Mr Luff said he and his friends would be organising a "last hurrah" event.

"We'll definitely be doing something ... to mourn the loss of a close friend."

- allison.rudd@odt.co.nz

 

No surprise

The University of Otago campus strategy is for a block from Frederick St to the Gardens and from Cumberland St to the Leith. One block of essentially private land that doesn't pay rates. It might take 20-25 years to get there, but that's the vision.

Gardens Tavern

Goodbye to the Gardens. What a sad sack university.

Seeing as the reason that...

Seeing as the reason that Gardies was for sale in the first place was because it was no longer profitable, it seems fairly evident that it's the students themselves who are causing this change to the drinking culture (drinking at home and "on the streets").
Yes, the Uni bought the property, and no, they won't be running it as a bar, but the thing that the media keeps missing is that the Uni snaps up ANY land in the area because it is growing at an alarming rate and needs the space, not because they wanna be the fun police (although I'm sure this is a nice fringe benefit). Reports keep mentioning the Uni's purchase of the Bowler, but not its purchase of Abbey Lodge (right across the road from Gardies!), the Whitcliff Press site, and the land that now houses the Hunter Centre.

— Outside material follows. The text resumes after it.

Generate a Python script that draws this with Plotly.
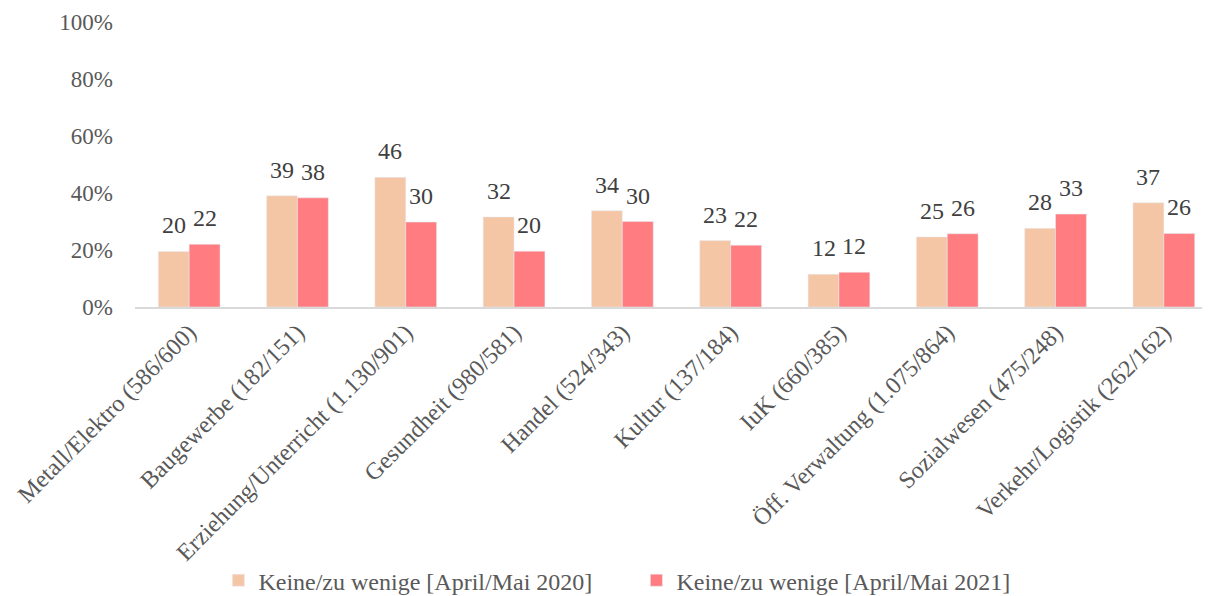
import plotly.graph_objects as go

categories = [
    'Metall/Elektro (586/600)',
    'Baugewerbe (182/151)',
    'Erziehung/Unterricht (1.130/901)',
    'Gesundheit (980/581)',
    'Handel (524/343)',
    'Kultur (137/184)',
    'IuK (660/385)',
    'Öff. Verwaltung (1.075/864)',
    'Sozialwesen (475/248)',
    'Verkehr/Logistik (262/162)',
]
values_2020 = [19.5, 39.0, 45.5, 31.6, 33.8, 23.3, 11.5, 24.6, 27.6, 36.6]
values_2021 = [22.0, 38.3, 29.8, 19.6, 30.0, 21.7, 12.2, 25.7, 32.6, 25.8]
name_2020 = 'Keine/zu wenige [April/Mai 2020]'
name_2021 = 'Keine/zu wenige [April/Mai 2021]'

font_family = 'Liberation Serif, Times New Roman, serif'

fig = go.Figure([
    go.Bar(x=categories, y=values_2020, name=name_2020,
           marker=dict(color='#F5C6A5')),
    go.Bar(x=categories, y=values_2021, name=name_2021,
           marker=dict(color='#FF7C80')),
])

# value labels above the bars, a little further up than plotly's own outside text
for values, shift in [(values_2020, -15.4), (values_2021, 15.4)]:
    for cat, val in zip(categories, values):
        fig.add_annotation(
            x=cat, y=val, text=str(int(val + 0.5)), showarrow=False,
            xanchor='center', yanchor='bottom', xshift=shift, yshift=11,
            font=dict(size=24, color='#404040', family=font_family)
        )

fig.update_layout(
    width=1210, height=596,
    barmode='group', bargap=0.43, bargroupgap=0,
    plot_bgcolor='white', paper_bgcolor='white',
    font=dict(family=font_family, color='#595959'),
    margin=dict(l=127, r=0, t=14, b=297),
    showlegend=True,
    legend=dict(
        orientation='h', x=0.077, xanchor='left', y=-0.96, yanchor='middle',
        font=dict(size=24, color='#595959'), traceorder='normal',
        itemwidth=30, entrywidth=373
    ),
)

fig.update_xaxes(
    tickangle=-45, tickfont=dict(size=24, color='#595959'),
    showline=True, linecolor='#D9D9D9', linewidth=1.5,
    showgrid=False, ticks=''
)
fig.update_yaxes(
    range=[0, 100], dtick=20, ticksuffix='%',
    tickfont=dict(size=23, color='#595959'), ticklabelstandoff=21,
    showgrid=False, showline=False, zeroline=False, ticks=''
)

fig.write_html('out.html')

The University will be culpable

And all the backlash you're likely to hear in the media is that they're stopping students from having fun.
Unfortunately, that's not the case.
Students won't stop drinking because of this. Some will go to different bars - ones outside the student area - but most, I suspect, will do their drinking on the streets.
Nice one, University.
How many times will you make the problem worse before you realise what you've done?

Oh how they fall

First the Oriental now the Gardens Tavern soon the Cook by the looks of it and very near Sammy's recently. What a sad town Dunedin is going to be when the fun police are finished.